(Plotting code records)
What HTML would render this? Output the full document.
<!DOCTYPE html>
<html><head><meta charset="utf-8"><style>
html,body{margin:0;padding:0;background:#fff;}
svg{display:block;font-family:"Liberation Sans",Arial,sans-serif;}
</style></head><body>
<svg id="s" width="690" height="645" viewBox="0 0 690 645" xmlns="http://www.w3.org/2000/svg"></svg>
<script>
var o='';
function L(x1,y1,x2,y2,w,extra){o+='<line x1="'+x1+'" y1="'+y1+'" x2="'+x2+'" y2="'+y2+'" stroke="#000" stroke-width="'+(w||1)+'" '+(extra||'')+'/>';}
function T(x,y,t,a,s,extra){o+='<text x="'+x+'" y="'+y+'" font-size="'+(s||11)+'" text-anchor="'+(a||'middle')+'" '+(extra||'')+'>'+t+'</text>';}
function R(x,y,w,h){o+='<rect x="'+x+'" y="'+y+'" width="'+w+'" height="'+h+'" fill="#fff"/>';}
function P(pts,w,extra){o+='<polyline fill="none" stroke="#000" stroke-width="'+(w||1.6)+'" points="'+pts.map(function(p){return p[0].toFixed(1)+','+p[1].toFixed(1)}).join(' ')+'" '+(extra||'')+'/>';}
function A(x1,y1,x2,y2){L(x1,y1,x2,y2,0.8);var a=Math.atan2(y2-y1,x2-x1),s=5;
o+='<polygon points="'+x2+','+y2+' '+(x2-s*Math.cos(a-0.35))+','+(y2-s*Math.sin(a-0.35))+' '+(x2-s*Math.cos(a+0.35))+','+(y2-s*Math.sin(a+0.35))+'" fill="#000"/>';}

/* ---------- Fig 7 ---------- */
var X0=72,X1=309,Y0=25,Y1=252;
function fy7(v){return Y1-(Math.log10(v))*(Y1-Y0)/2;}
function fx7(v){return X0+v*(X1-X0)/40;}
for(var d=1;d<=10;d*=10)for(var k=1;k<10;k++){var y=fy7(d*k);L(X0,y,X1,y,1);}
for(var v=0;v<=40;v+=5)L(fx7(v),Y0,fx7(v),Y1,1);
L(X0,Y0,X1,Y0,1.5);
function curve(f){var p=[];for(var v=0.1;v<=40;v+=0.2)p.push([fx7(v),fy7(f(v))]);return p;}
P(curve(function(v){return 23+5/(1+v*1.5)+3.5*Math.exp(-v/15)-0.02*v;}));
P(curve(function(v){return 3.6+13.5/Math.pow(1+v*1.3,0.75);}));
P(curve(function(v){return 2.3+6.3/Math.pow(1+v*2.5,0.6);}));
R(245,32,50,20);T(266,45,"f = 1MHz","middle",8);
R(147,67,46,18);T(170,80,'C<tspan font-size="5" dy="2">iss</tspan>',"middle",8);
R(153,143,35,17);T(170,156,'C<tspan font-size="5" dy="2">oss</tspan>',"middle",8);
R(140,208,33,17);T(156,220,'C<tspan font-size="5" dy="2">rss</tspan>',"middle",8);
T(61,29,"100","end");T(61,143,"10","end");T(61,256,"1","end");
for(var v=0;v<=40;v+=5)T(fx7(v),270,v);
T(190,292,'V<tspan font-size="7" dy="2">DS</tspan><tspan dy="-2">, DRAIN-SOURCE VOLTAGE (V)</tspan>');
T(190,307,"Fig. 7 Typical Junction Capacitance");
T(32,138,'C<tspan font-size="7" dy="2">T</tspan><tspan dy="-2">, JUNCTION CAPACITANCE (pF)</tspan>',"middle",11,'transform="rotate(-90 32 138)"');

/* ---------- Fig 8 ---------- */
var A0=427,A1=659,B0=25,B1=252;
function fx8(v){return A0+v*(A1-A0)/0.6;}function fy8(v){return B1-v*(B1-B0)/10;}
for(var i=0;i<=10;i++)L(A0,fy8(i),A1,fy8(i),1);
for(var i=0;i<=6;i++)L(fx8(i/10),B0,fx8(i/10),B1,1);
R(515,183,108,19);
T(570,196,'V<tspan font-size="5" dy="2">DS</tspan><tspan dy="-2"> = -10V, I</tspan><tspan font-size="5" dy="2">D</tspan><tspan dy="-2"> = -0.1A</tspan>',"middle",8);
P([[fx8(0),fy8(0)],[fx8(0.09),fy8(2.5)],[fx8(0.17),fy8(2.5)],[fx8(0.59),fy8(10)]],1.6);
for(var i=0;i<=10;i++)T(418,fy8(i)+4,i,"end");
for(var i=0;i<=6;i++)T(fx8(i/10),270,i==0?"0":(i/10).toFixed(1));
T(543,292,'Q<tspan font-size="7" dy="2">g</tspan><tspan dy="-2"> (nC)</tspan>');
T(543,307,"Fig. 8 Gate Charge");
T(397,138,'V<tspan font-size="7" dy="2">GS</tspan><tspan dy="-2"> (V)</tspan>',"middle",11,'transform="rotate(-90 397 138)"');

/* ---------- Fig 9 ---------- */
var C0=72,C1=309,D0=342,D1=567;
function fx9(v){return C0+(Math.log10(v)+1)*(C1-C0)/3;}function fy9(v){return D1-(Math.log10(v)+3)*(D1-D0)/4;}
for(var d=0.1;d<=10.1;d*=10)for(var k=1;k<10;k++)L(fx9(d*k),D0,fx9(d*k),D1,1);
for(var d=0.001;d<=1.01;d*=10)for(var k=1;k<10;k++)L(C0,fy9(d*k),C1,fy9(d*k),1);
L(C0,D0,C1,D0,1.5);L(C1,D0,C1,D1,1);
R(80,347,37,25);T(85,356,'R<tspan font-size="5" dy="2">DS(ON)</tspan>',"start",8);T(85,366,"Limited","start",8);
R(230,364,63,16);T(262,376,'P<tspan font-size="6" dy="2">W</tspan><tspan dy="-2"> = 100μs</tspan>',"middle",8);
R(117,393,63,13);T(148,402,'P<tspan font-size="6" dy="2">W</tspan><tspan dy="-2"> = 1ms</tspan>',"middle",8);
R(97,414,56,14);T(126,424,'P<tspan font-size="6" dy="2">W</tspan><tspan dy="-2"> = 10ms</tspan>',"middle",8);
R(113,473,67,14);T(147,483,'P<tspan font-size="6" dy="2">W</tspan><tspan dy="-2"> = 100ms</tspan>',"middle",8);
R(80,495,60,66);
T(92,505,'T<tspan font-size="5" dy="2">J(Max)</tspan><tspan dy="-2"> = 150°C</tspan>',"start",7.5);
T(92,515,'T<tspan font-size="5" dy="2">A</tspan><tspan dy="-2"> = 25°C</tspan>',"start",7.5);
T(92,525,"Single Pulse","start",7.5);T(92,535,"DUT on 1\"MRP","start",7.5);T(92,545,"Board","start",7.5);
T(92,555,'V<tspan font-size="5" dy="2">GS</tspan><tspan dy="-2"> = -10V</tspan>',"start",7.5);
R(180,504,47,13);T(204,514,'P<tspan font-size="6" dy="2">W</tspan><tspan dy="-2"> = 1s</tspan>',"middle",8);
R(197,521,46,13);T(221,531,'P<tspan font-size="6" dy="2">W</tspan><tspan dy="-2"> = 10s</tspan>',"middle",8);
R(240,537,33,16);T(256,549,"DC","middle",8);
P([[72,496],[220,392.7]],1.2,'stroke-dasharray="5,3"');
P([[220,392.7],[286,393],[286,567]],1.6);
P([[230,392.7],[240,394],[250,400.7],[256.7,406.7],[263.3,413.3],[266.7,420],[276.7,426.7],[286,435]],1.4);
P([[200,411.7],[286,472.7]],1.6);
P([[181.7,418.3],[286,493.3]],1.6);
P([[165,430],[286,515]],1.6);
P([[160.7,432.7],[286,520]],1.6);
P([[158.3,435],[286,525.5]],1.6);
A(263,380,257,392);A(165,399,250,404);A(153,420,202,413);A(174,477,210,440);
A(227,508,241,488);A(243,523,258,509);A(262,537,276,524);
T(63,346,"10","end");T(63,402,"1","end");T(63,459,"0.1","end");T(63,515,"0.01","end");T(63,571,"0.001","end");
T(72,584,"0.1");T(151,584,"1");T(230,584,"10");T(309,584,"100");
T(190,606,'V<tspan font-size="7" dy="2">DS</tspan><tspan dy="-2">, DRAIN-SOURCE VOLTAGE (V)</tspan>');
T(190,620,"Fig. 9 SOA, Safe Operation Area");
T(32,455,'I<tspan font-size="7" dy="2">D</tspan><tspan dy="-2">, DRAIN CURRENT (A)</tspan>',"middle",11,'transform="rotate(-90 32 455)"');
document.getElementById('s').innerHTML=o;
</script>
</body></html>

==

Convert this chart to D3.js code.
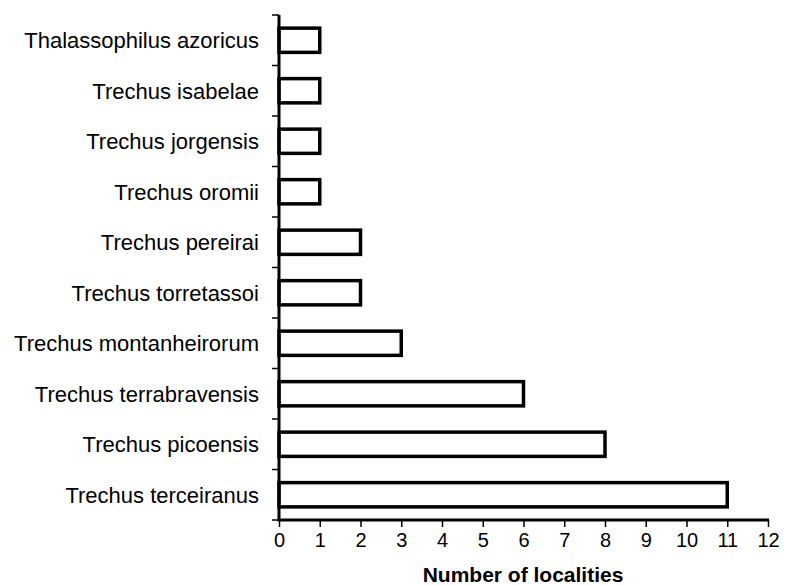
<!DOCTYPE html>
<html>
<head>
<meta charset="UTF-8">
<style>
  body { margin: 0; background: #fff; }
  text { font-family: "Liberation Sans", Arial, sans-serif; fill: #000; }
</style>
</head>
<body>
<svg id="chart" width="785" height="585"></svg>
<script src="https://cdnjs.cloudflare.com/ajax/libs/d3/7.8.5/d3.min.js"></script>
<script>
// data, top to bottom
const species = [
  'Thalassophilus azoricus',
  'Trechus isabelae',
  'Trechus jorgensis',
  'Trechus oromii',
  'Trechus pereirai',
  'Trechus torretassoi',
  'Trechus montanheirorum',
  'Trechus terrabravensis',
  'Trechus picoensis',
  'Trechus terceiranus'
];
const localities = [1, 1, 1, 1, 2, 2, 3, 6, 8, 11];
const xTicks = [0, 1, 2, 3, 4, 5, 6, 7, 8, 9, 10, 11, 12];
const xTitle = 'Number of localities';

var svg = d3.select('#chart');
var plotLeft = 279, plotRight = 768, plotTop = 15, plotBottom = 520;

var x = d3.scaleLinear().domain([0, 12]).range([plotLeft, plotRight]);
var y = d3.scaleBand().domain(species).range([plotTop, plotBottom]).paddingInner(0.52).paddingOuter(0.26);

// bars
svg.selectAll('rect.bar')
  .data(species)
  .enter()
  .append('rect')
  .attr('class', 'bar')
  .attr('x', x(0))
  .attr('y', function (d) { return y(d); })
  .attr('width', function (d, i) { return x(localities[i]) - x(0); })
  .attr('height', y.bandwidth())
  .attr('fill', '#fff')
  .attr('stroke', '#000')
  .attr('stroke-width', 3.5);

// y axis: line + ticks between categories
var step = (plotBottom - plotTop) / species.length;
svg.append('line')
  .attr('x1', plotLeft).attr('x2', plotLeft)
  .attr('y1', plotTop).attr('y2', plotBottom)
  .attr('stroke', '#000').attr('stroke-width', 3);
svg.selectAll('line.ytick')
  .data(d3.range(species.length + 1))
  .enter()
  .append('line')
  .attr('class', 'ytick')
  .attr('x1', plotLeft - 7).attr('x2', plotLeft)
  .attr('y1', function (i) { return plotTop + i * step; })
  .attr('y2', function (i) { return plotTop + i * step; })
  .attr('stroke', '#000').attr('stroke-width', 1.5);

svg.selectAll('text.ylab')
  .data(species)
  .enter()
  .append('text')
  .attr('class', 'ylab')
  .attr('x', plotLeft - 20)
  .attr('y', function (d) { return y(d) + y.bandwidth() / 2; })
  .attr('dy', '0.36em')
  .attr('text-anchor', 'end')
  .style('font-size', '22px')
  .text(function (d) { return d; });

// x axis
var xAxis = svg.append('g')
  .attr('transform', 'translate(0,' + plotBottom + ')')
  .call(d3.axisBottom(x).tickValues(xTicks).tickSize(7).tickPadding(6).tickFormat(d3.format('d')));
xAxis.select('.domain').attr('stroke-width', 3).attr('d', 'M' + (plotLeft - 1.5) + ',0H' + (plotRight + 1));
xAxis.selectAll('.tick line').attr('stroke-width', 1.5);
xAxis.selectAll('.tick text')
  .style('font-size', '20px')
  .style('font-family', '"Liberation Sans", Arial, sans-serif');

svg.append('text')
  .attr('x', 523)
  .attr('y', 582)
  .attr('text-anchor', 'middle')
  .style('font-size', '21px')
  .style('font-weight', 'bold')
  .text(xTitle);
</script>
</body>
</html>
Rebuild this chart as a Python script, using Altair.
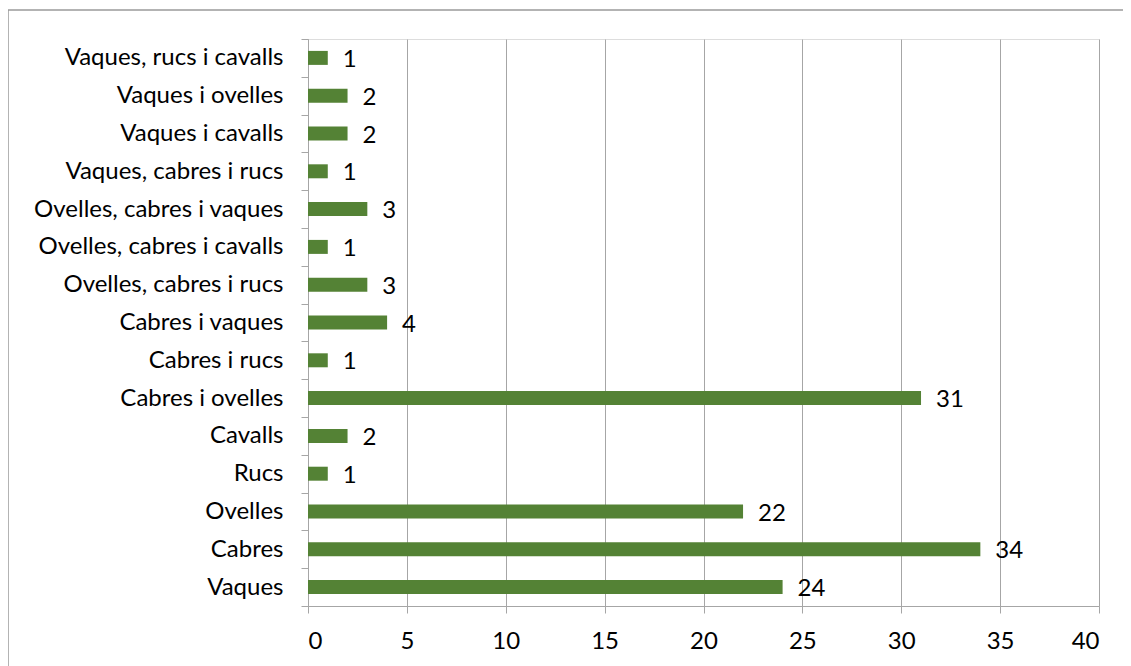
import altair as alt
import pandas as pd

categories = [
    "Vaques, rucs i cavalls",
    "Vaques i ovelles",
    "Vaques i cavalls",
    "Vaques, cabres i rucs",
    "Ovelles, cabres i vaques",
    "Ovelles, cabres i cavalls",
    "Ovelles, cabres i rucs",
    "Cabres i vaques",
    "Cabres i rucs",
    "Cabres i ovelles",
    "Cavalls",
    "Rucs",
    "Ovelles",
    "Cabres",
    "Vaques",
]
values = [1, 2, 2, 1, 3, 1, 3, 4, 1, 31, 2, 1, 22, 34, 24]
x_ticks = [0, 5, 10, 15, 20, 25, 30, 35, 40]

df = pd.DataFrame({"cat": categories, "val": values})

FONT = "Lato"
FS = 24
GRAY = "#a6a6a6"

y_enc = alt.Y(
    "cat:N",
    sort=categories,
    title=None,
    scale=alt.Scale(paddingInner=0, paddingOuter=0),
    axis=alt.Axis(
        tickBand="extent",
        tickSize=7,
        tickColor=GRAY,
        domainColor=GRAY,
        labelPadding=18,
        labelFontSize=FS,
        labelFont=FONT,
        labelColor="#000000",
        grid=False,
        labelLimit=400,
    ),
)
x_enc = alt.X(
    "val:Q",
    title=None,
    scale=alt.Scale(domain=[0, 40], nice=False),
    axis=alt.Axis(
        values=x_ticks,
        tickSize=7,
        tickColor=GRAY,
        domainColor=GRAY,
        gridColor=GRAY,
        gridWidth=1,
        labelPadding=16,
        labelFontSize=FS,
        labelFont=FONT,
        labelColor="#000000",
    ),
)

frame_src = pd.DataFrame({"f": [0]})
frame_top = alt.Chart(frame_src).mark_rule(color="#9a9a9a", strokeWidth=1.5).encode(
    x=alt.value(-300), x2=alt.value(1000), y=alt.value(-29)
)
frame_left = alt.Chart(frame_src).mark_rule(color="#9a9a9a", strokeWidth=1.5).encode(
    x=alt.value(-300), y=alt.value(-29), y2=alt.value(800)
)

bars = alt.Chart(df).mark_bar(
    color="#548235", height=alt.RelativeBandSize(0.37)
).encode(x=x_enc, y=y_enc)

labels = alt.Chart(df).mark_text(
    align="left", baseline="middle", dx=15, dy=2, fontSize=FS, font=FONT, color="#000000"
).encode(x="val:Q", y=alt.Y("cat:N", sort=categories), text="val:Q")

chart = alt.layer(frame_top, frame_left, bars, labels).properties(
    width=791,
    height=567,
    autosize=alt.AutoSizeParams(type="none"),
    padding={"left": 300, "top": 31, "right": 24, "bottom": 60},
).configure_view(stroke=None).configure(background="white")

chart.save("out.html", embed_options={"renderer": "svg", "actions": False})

• **CHALLENGE**: Look through the data above. Each line containing the word "document" needs to be copied.

• **TASK OUTPUT**:
What HTML would render this? Output the full document.
document.getElementById('s').innerHTML=o;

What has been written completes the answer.